Discussion Overview
The discussion revolves around the application of Feynman rules to entangled photons, specifically regarding the path integral formulation in quantum mechanics. Participants explore whether the amplitude of one photon in an entangled pair should include contributions from the other photon, considering both nonrelativistic quantum mechanics and quantum field theory contexts.
Discussion Character
- Debate/contested
- Technical explanation
- Mathematical reasoning
Main Points Raised
- Some participants question whether the amplitude of one photon should include the amplitude of the other photon in the pair, emphasizing the need to define endpoints for the path integral.
- Others argue that the path integral can be viewed as a single particle in a higher-dimensional configuration space, suggesting that both photons together represent one particle in six dimensions.
- A few participants express uncertainty about the implications of photon interference at beam splitters and the role of wavefunction collapse in entangled systems.
- There are differing views on whether the Feynman integral is typically computed in configuration space or momentum space, with some asserting that momentum space is more common due to experimental measurements.
- One participant asserts that entangled photons do not produce traditional interference patterns and questions the validity of discussing wavefunction collapse in the context of entangled pairs.

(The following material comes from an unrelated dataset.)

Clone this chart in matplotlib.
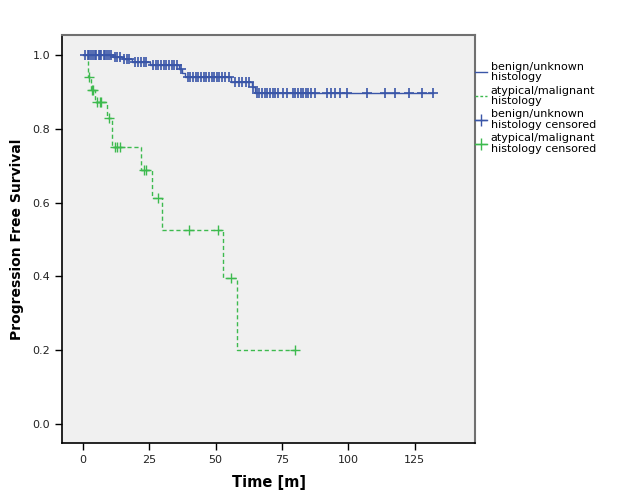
import matplotlib
matplotlib.use('Agg')
import matplotlib.pyplot as plt
import numpy as np
from matplotlib.lines import Line2D

# Kaplan-Meier steps (time of step, survival after step)
blue_t = [0.0, 11.4, 15.0, 18.4, 25.3, 36.3, 37.5, 38.5, 56.0, 63.8, 64.8, 132.0]
blue_s = [1.0, 0.996, 0.991, 0.982, 0.973, 0.962, 0.951, 0.940, 0.928, 0.914, 0.897, 0.897]

green_t = [1.8, 2.0, 3.0, 4.7, 9.0, 11.0, 22.0, 26.0, 30.0, 53.0, 58.0, 80.0]
green_s = [1.0, 0.94, 0.906, 0.873, 0.83, 0.75, 0.69, 0.614, 0.527, 0.396, 0.2, 0.2]

# censored times
blue_cens = [1, 2, 2.5, 3, 4, 4.5, 5, 6, 6.5, 7, 8, 8.5, 9, 10, 10.5, 12, 13, 14,
             15.5, 16.5, 17.5, 19.5, 21, 22, 23, 24, 26.5, 27.5, 28.5, 29.5, 30.5,
             31.5, 32.5, 33.5, 34.5, 35.5, 37, 39.5, 40.5, 41.5, 42.5, 43.5, 44.5,
             45.5, 46.5, 47.5, 48.5, 49.5, 50.5, 51.5, 52.5, 53.5, 55, 57.5, 59, 60,
             61.5, 62.5, 64.2, 65.5, 66.5, 67.5, 68.5, 69.5, 70.5, 71.5, 72.5, 73.5,
             75.5, 77, 79, 80, 81, 82, 83, 84, 85, 86, 87.5, 92, 93.5, 95, 97, 99.5,
             107, 113.8, 117.6, 122.9, 127.8, 131.9]
green_cens = [2.2, 3.5, 4.0, 5.5, 6.5, 7.0, 10, 12, 13, 14, 23, 24, 28.5, 40, 51, 56, 80]

labels = ['benign/unknown\nhistology', 'atypical/malignant\nhistology',
          'benign/unknown\nhistology censored', 'atypical/malignant\nhistology censored']

blue = '#3a56a8'
green = '#3dba4e'


def surv_at(times, steps, surv):
    idx = np.searchsorted(steps, times, side='right') - 1
    return np.array(surv)[idx]


fig = plt.figure(figsize=(6.26, 5.01), dpi=100)
ax = fig.add_axes([62 / 626, 1 - 443 / 501, 413 / 626, 408 / 501])
ax.set_facecolor('#f0f0f0')

ax.step(blue_t, blue_s, where='post', color=blue, lw=1.0)
ax.step(green_t, green_s, where='post', color=green, lw=1.0, ls=(0, (3, 2)))
ax.plot(blue_cens, surv_at(blue_cens, blue_t, blue_s), ls='none', marker='+',
        color=blue, ms=7, mew=1.2)
ax.plot(green_cens, surv_at(green_cens, green_t, green_s), ls='none', marker='+',
        color=green, ms=7, mew=1.0)

ax.set_xlim(-7.8, 147.7)
ax.set_ylim(-0.052, 1.055)
ax.set_xticks([0, 25, 50, 75, 100, 125])
ax.set_yticks([0.0, 0.2, 0.4, 0.6, 0.8, 1.0])
ax.set_yticklabels(['0.0', '0.2', '0.4', '0.6', '0.8', '1.0'])
ax.tick_params(direction='out', length=5, width=1, labelsize=8, colors='black',
               labelcolor='#222222')
for s in ['left', 'bottom']:
    ax.spines[s].set_color('black')
    ax.spines[s].set_linewidth(1.2)
for s in ['top', 'right']:
    ax.spines[s].set_color('#707070')
    ax.spines[s].set_linewidth(1.5)

ax.set_xlabel('Time [m]', fontsize=10.5, fontweight='bold', labelpad=7)
ax.set_ylabel('Progression Free Survival', fontsize=10, fontweight='bold', labelpad=6)

handles = [Line2D([], [], color=blue, lw=1.0, drawstyle='steps-post'),
           Line2D([], [], color=green, lw=1.0, ls=(0, (2, 1.5))),
           Line2D([], [], color=blue, lw=1.0, marker='+', ms=9),
           Line2D([], [], color=green, lw=1.0, marker='+', ms=9)]
leg = fig.legend(handles, labels, loc='upper left', bbox_to_anchor=(475 / 626, 1 - 62 / 501),
                 frameon=False, fontsize=8, handlelength=1.1, handletextpad=0.3,
                 labelspacing=0.3, borderaxespad=0, borderpad=0)
for t in leg.get_texts():
    t.set_linespacing(1.05)

fig.savefig('out.png', dpi=100)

Areas of Agreement / Disagreement
Participants do not reach a consensus on whether the amplitude of one photon should include the other, and there are multiple competing views regarding the interpretation of the path integral and the nature of interference in entangled photons. The discussion remains unresolved.
Contextual Notes
Participants highlight the importance of defining the endpoints for the path integral and the potential confusion arising from different interpretations of quantum mechanics in the context of entangled photons. There is also mention of the limitations of discussing wavefunction collapse without a clear experimental basis.